One of my favorite trails to visit in the spring is Dog Mountain in the Columbia River Gorge. Situated on the north side of the river, its flanks are fully exposed to the south and all the sunshine. In the spring, the hillsides explode with the most brilliant yellows of arrowleaf balsomroot.
This was the first summit I hiked on my own many years ago. The trail climbs, steeply at times, 2800 feet above the river below. But I hardly noticed the elevation as I was so distracted by the flowers. I knew that the trail was famous for its balsomroot blooms, but I didn’t know that it was also home to seemingly hundreds of other flower species. I was just starting to learn my PNW flowers so I stopped to take photos of all of them to identify later. Most were new to me at the time.
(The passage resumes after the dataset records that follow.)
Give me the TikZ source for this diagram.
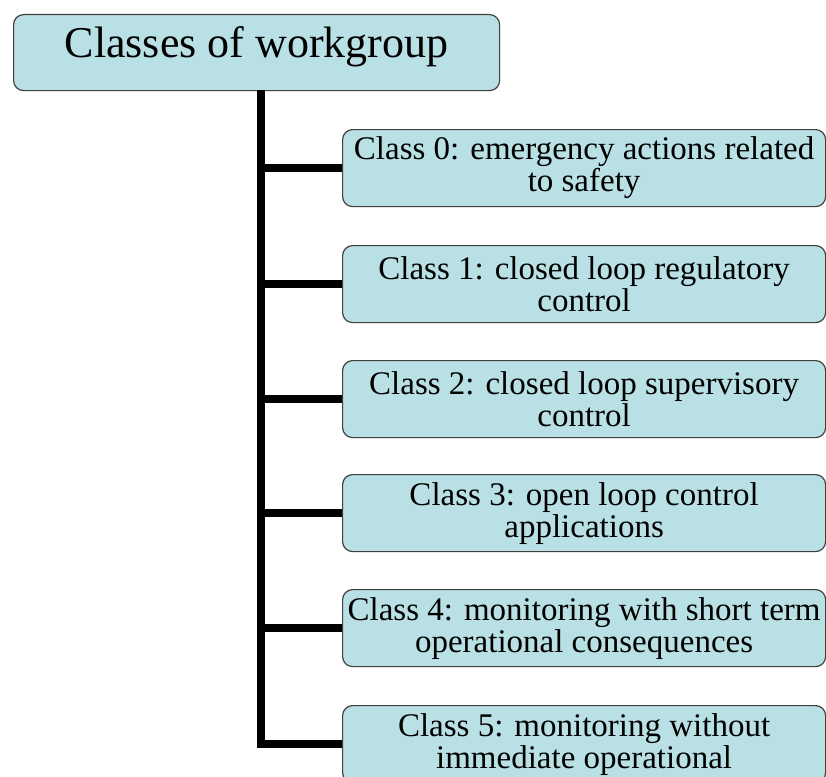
\documentclass[tikz,border=0pt]{standalone}
\usepackage{fontspec}
\setmainfont{Liberation Serif}
\definecolor{boxfill}{RGB}{185,224,228}
\definecolor{boxline}{RGB}{64,64,64}
\tikzset{
    classbox/.style={draw=boxline, line width=1.2pt, fill=boxfill, rounded corners=10pt,
        anchor=north west, minimum width=483pt, minimum height=77pt, inner sep=0pt,
        align=center, font=\fontsize{33}{32}\selectfont,
        execute at begin node=\rule{0pt}{28pt}},
    bar/.style={line width=8.5pt, black}
}
\begin{document}
\begin{tikzpicture}[x=1pt, y=-1pt]
    
    \clip (0,0) rectangle (826,776);
    
    % Heading box
    \node[classbox, minimum width=486pt, minimum height=76pt, text height=30pt, text depth=20pt,
        font=\fontsize{44}{48}\selectfont, execute at begin node={}] (top) at (13,14) {Classes of workgroup};
    \coordinate (trunk) at (261,90);
    
    % Class boxes
    \node[classbox] (c0) at (342,129) {Class 0: emergency actions related\\to safety};
    \node[classbox] (c1) at (342,245) {Class 1: closed loop regulatory\\control};
    \node[classbox] (c2) at (342,360) {Class 2: closed loop supervisory\\control};
    \node[classbox] (c3) at (342,474) {Class 3: open loop control\\applications};
    \node[classbox] (c4) at (342,589) {Class 4: monitoring with short term\\operational consequences};
    \node[classbox] (c5) at (342,705) {Class 5: monitoring without\\immediate operational};
    
    % Trunk and branches
    \draw[bar] (trunk) -- (trunk |- c5.west) -- (c5.west);
    \draw[bar] (trunk |- c0.west) -- (c0.west);
    \draw[bar] (trunk |- c1.west) -- (c1.west);
    \draw[bar] (trunk |- c2.west) -- (c2.west);
    \draw[bar] (trunk |- c3.west) -- (c3.west);
    \draw[bar] (trunk |- c4.west) -- (c4.west);
    
\end{tikzpicture}
\end{document}
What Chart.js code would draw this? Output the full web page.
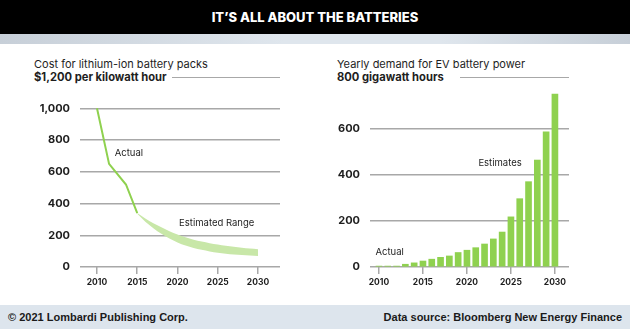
<!DOCTYPE html>
<html>
<head>
<meta charset="utf-8">
<script src="https://cdn.jsdelivr.net/npm/chart.js@4.4.1/dist/chart.umd.min.js"></script>
<style>
  body { margin: 0; width: 630px; height: 329px; background: #fff; position: relative; overflow: hidden; font-family: Inter, 'Open Sans', sans-serif; color: #1e1e1e; }
  #header { position: absolute; left: 0; top: 0; width: 630px; height: 34px; background: #000; color: #fff; font-weight: 800; font-size: 13px; text-align: center; line-height: 34px; }
  #band { position: absolute; left: 0; top: 34px; width: 630px; height: 10px; background: linear-gradient(90deg, #c7cfd8, #dfe6ed 45%, #dfe6ed 70%, #c7cfd8); }
  .cap { position: absolute; font-size: 11px; white-space: nowrap; }
  .sub { position: absolute; display: flex; align-items: center; font-size: 11.2px; font-weight: 700; white-space: nowrap; }
  .sub .rule { flex: 1; height: 0; border-top: 1.5px solid #a8a8a8; margin-left: 5px; }
  #footer { position: absolute; left: 0; top: 305px; width: 630px; height: 24px; background: #dde5ed; font-family: 'Liberation Sans', Arial, sans-serif; font-weight: 700; font-size: 11px; line-height: 24px; color: #1a1a1a; }
  #footer .l { position: absolute; left: 8px; }
  #footer .r { position: absolute; right: 8px; }
  .box { position: absolute; top: 60px; height: 240px; }
</style>
</head>
<body>
<div id="header">IT’S ALL ABOUT THE BATTERIES</div>
<div id="band"></div>

<div class="cap" style="left:34px; top:57px;">Cost for lithium-ion battery packs</div>
<div class="sub" style="left:34px; top:70px; width:246px;"><span>$1,200 per kilowatt hour</span><span class="rule"></span></div>

<div class="cap" style="left:337px; top:57px;">Yearly demand for EV battery power</div>
<div class="sub" style="left:337px; top:70px; width:232px;"><span>800 gigawatt hours</span><span class="rule" style="margin-left:16px"></span></div>

<div class="box" style="left:0; width:300px;"><canvas id="costChart"></canvas></div>
<div class="box" style="left:300px; width:330px;"><canvas id="demandChart"></canvas></div>

<div id="footer"><span class="l">© 2021 Lombardi Publishing Corp.</span><span class="r">Data source: Bloomberg New Energy Finance</span></div>

<script>
'use strict';

// chart data
let costYears = [2010, 2011.5, 2013.6, 2015];
let costActual = [1000, 650, 520, 340];

let rangeYears = [2015, 2016, 2017, 2018, 2019, 2020, 2021, 2022, 2023, 2024, 2025, 2026, 2027, 2028, 2029, 2030];
let rangeHigh = [340, 305, 275, 250, 225, 205, 188, 172, 160, 150, 142, 134, 127, 121, 116, 112];
let rangeLow = [335, 285, 245, 210, 180, 155, 135, 120, 108, 98, 90, 84, 79, 75, 72, 70];

let demandYears = [2010, 2011, 2012, 2013, 2014, 2015, 2016, 2017, 2018, 2019, 2020, 2021, 2022, 2023, 2024, 2025, 2026, 2027, 2028, 2029, 2030];
let demandValues = [4, 4, 4, 12, 18, 26, 34, 42, 48, 63, 73, 84, 100, 122, 152, 218, 297, 371, 465, 588, 752];

let yearTicks = [2010, 2015, 2020, 2025, 2030];

// colours
let green = '#8fd14f';
let bandGreen = '#c8e7a8';
let gridGray = '#a8a8a8';
let textDark = '#1e1e1e';
let fontFamily = "Inter, 'Open Sans', sans-serif";

function toPoints(xs, ys) {
  let pts = [];
  for (let i = 0; i < xs.length; i++) {
    pts.push({ x: xs[i], y: ys[i] });
  }
  return pts;
}

// small text labels placed in data coordinates
function labelPlugin(labels) {
  return {
    id: 'labels',
    afterDatasetsDraw(chart) {
      let c = chart.ctx;
      c.save();
      c.font = '9.5px ' + fontFamily;
      c.fillStyle = textDark;
      c.textBaseline = 'middle';
      c.textAlign = 'left';
      labels.forEach(function (l) {
        c.fillText(l.text, chart.scales.x.getPixelForValue(l.x), chart.scales.y.getPixelForValue(l.y));
      });
      c.restore();
    }
  };
}

function xScale(min, max) {
  return {
    type: 'linear',
    min: min,
    max: max,
    offset: false,
    afterBuildTicks: function (axis) {
      axis.ticks = yearTicks.map(function (v) { return { value: v }; });
    },
    afterFit: function (axis) { axis.height = 33; },
    border: { display: false },
    grid: { offset: false, drawOnChartArea: false, drawTicks: true, tickLength: 7, color: gridGray, lineWidth: 1.5 },
    ticks: {
      color: textDark,
      font: { family: fontFamily, size: 8.5, weight: '700' },
      padding: 3,
      maxRotation: 0,
      callback: function (v) { return String(v); }
    }
  };
}

function yScale(max, width) {
  return {
    min: 0,
    max: max,
    afterFit: function (axis) { axis.width = width; },
    border: { display: false },
    grid: {
      drawTicks: false,
      lineWidth: 1.5,
      color: function (ctx) { return ctx.tick && ctx.tick.value === max ? 'rgba(0,0,0,0)' : gridGray; }
    },
    ticks: {
      stepSize: 200,
      padding: 10,
      color: textDark,
      font: { family: fontFamily, size: 11, weight: '700' },
      callback: function (v) { return v === max ? '' : v.toLocaleString('en-US'); }
    }
  };
}

let commonOptions = {
  responsive: true,
  maintainAspectRatio: false,
  animation: false,
  plugins: { legend: { display: false }, tooltip: { enabled: false } }
};

// left: cost line + estimated range band
new Chart(document.getElementById('costChart'), {
  type: 'line',
  data: {
    datasets: [
      {
        data: toPoints(costYears, costActual),
        borderColor: green,
        borderWidth: 2,
        pointRadius: 0,
        fill: false
      },
      {
        data: toPoints(rangeYears, rangeLow),
        borderColor: bandGreen,
        borderWidth: 0,
        pointRadius: 0,
        cubicInterpolationMode: 'monotone',
        fill: false
      },
      {
        data: toPoints(rangeYears, rangeHigh),
        borderColor: bandGreen,
        borderWidth: 0,
        pointRadius: 0,
        cubicInterpolationMode: 'monotone',
        backgroundColor: bandGreen,
        fill: '-1'
      }
    ]
  },
  options: Object.assign({}, commonOptions, {
    layout: { padding: { left: 0, right: 20, top: 10, bottom: 0 } },
    scales: { x: xScale(2007.89, 2032.73), y: yScale(1200, 80) }
  }),
  plugins: [labelPlugin([
    { text: 'Actual', x: 2012.2, y: 720 },
    { text: 'Estimated Range', x: 2020.2, y: 276 }
  ])]
});

// right: yearly demand bars
new Chart(document.getElementById('demandChart'), {
  type: 'bar',
  data: {
    datasets: [{
      data: toPoints(demandYears, demandValues),
      backgroundColor: green,
      barThickness: 6
    }]
  },
  options: Object.assign({}, commonOptions, {
    layout: { padding: { left: 0, right: 61, top: 23, bottom: 0 } },
    scales: { x: xScale(2008.98, 2031.6), y: yScale(800, 70) }
  }),
  plugins: [labelPlugin([
    { text: 'Actual', x: 2009.6, y: 66 },
    { text: 'Estimates', x: 2021.3, y: 453 }
  ])]
});
</script>
</body>
</html>
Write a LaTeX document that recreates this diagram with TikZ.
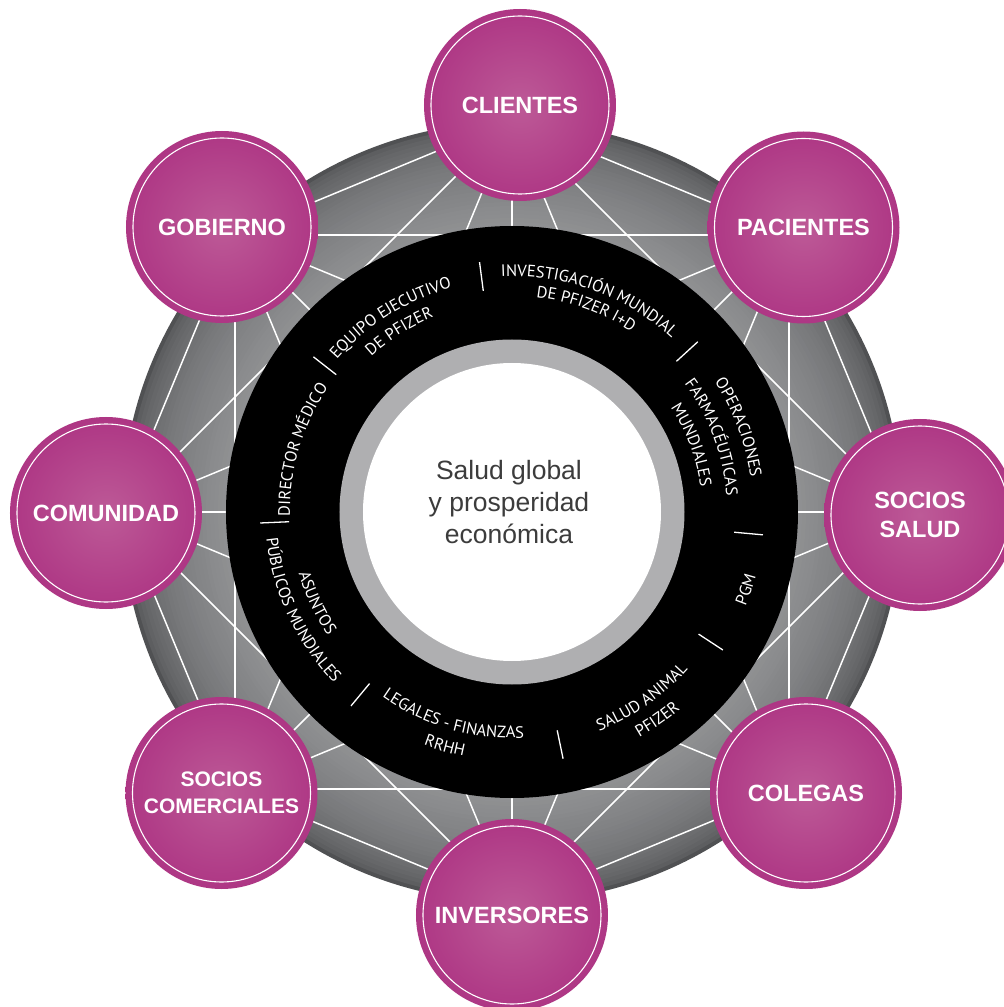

Near the summit is an old lookout site. The lookout was built in the 1930’s to watch for fires across the river. As airplanes took to the skies in search of fires, lookouts all over the west became obsolete, including this one, which was removed in 1967.
It is said that the mountain got its name from a writer who described the steep and rough mountain as “that dogged mountain” or “that doggone mountain” and recommended sturdy boots for the ascent. There is also a legend that says some men got stranded on the mountain and had to resort to eating their dogs. I’m hoping this theory is not true.
No matter the hardships endured to get to the top of this mountain, its hard not to have a smile on your face and hum “The Sound of Music” along with the infinite number of bees feasting away.
But, with all the springtime beauty comes crowds. This trail, with its close proximity to Portland and Vancouver, is one of the most heavily trafficked in the Gorge. Parking is nearly impossible, so be sure to arrive very early or go on a weekday.
Be prepared to share the trail with others and make the best of it. Some of my favorite hikes are crowded ones where I get to see the happy faces of other hikers enjoying the same beautiful space.